# Standards Reference

Standards used by the Media Curator framework for metadata, integrity, provenance, and interoperability.

## Metadata Standards

### ID3v2.4 (Audio - MP3)
- **Specification**: id3.org v2.4.0
- **Usage**: Tagging MP3 files with title, artist, album, artwork
- **Key frames**: TIT2 (title), TPE1 (artist), TALB (album), TRCK (track), TDRC (year), APIC (picture)

### Vorbis Comments (Audio - Opus, FLAC, OGG)
- **Specification**: xiph.org Vorbis Comment
- **Usage**: Tagging Opus and FLAC files
- **Key fields**: TITLE, ARTIST, ALBUM, TRACKNUMBER, DATE, GENRE
- **Tool**: `opustags` for Opus files

### MP4 Metadata (Video)
- **Specification**: ISO/IEC 14496-12 (MPEG-4 Part 12)
- **Usage**: Tagging MP4 video files via ffmpeg
- **Key atoms**: title, artist, album, year, description

## Integrity Standards

### SHA-256 (NIST FIPS 180-4)
- **Specification**: NIST Federal Information Processing Standard 180-4
- **Usage**: File integrity verification via CHECKSUMS.sha256
- **Tool**: `sha256sum` (GNU coreutils)
- **Digest length**: 256 bits (64 hex characters)
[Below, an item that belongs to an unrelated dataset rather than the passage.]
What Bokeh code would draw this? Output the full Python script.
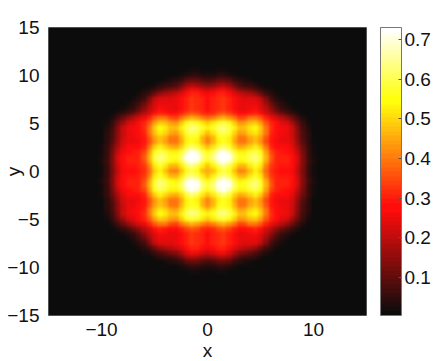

### Self-Verifying Manifest
- **Pattern**: MANIFEST_HASH header containing SHA-256 of manifest content
- **Verification**: `tail -n +4 CHECKSUMS.sha256 | sha256sum`
- **Purpose**: Detect tampering of the manifest itself

## Provenance Standards

### W3C PROV-O (Provenance Ontology)
- **Specification**: W3C Recommendation 2013-04-30
- **URI**: http://www.w3.org/ns/prov#
- **Core model**: Entity-Activity-Agent
- **Usage**: Tracking derivation chains (source → download → transcode → tag)
- **Serialization**: JSON-LD in PROVENANCE.jsonld

### PREMIS 3.0 (Preservation Metadata)
- **Specification**: Library of Congress PREMIS 3.0
- **URI**: http://www.loc.gov/premis/rdf/v3/
- **Usage**: Fixity metadata linking provenance to integrity verification
- **Key properties**: premis:hasFixity, premis:messageDigestAlgorithm

### Dublin Core 1.1
- **Specification**: DCMI Metadata Terms
- **URI**: http://purl.org/dc/terms/
- **Usage**: Descriptive metadata (title, creator, date, format)

## Data Sources

### MusicBrainz
- **API**: https://musicbrainz.org/ws/2/
- **Format**: JSON (append `&fmt=json`)
- **Rate limit**: 1 request per second
- **Usage**: Canonical discography data, release verification, cover art
- **Cover Art**: https://coverartarchive.org/

### Discogs
- **API**: https://api.discogs.com/
- **Usage**: Physical releases, variants, pressings
- **Rate limit**: 60 requests per minute (authenticated)

### Internet Archive
- **API**: https://archive.org/advancedsearch.php
- **Usage**: Archival audio/video sources
- **Format**: JSON output with `&output=json`

### fanart.tv
- **API**: https://webservice.fanart.tv/v3/music/
- **Usage**: Album artwork, artist images
- **Requires**: API key

## Timestamp Standard

### ISO 8601 with Nanosecond Precision
- **Format**: `YYYY-MM-DDTHH:MM:SS.NNNNNNNNNZ`
- **Example**: `2026-01-26T01:33:51.302755851Z`
- **Command**: `date -u +%Y-%m-%dT%H:%M:%S.%NZ`
- **Rules**:
  - Always UTC (Z suffix)
  - Never local timezone
  - 9 decimal places (nanosecond precision)
  - Used in PROVENANCE.jsonld, CHECKSUMS.sha256, manifest.json

## File Format Preferences

### Audio (ordered by preference)
1. **FLAC** - Lossless, archival quality
2. **Opus** - Best lossy codec, small files, excellent quality at 128kbps
3. **M4A/AAC** - Good compatibility, Apple ecosystem
4. **MP3** - Maximum compatibility, larger files

### Video (ordered by preference)
1. **MKV** - Best container for preservation, supports all codecs
2. **MP4** - Best compatibility across players
3. **WebM** - Web-optimized, VP9/AV1 codecs

### Image (for artwork)
1. **JPEG** - Universal compatibility, embedded in ID3
2. **WebP** - Smaller size, embedded via opustags
3. **PNG** - Lossless, for logos/graphics
4. **SVG** - Vector, for logos only